- _YOUR TASK_
Work through the data line by line, gathering every line that has the word "seaborn".

- _DATA PROVIDED_
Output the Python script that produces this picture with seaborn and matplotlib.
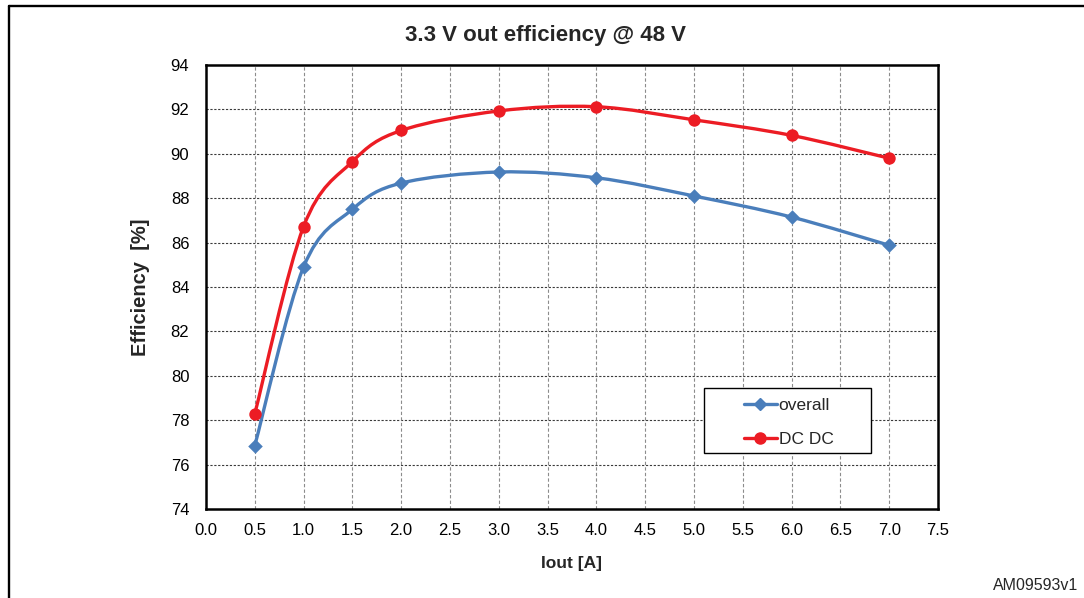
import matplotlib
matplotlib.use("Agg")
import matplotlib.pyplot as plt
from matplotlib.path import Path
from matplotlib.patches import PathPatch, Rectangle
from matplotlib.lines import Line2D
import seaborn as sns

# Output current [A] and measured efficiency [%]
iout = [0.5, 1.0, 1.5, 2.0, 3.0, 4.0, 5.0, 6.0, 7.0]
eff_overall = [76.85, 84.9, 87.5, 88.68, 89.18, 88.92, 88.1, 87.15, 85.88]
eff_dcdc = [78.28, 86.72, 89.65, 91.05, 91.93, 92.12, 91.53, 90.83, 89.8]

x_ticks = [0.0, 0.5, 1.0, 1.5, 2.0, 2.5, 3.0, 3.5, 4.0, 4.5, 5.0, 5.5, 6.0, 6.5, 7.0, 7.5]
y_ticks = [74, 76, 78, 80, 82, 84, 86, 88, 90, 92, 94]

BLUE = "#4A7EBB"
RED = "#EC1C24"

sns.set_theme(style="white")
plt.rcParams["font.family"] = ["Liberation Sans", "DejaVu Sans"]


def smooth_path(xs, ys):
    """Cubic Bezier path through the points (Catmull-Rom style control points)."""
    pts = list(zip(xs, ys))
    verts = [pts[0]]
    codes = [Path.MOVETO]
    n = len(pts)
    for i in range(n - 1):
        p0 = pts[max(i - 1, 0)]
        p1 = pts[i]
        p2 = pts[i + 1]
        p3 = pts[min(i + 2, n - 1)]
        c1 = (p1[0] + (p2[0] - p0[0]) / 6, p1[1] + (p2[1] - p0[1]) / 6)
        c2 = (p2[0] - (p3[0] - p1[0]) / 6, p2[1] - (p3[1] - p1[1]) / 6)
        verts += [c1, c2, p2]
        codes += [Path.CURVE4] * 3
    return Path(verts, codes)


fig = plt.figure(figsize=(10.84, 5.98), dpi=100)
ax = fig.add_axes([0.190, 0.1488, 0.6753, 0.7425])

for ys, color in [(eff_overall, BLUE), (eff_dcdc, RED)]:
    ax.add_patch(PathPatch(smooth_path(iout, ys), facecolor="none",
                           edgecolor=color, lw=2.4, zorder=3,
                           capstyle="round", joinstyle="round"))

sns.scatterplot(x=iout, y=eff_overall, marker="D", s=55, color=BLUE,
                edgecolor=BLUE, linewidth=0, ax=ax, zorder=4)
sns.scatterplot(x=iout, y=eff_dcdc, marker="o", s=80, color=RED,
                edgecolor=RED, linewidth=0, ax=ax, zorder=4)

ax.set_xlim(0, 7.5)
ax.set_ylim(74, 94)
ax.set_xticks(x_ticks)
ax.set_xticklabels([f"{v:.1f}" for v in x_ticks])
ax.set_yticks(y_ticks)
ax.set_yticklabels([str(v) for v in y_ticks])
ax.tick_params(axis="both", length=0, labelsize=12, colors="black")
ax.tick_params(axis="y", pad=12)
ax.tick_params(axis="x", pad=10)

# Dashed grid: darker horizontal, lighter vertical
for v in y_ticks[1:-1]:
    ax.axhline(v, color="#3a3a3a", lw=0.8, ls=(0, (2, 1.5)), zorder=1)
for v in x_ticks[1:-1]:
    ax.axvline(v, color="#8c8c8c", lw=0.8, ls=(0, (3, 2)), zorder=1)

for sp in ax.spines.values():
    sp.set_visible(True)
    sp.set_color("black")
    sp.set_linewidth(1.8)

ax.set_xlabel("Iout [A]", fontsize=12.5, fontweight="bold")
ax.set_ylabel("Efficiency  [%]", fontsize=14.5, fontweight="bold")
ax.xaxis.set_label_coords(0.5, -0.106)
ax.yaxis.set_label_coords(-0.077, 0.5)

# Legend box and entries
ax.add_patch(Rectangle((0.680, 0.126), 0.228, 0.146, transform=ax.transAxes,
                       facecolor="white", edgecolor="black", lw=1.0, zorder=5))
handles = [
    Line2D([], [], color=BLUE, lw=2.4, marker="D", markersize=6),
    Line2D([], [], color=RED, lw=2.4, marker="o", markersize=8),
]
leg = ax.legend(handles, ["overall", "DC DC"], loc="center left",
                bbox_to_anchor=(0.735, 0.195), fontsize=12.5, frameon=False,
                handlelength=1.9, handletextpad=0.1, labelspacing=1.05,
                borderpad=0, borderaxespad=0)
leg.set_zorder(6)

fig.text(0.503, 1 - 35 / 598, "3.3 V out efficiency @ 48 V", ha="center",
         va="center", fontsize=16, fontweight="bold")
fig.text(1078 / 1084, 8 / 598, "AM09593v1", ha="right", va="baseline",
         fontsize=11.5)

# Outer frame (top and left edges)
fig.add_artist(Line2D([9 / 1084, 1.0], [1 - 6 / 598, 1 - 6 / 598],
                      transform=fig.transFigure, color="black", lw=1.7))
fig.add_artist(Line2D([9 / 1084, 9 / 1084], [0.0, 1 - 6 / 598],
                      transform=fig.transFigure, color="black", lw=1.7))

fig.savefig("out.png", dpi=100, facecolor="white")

- _SOLUTION TO THIS EXERCISE_
Output the Python script that produces this picture with seaborn and matplotlib.
import seaborn as sns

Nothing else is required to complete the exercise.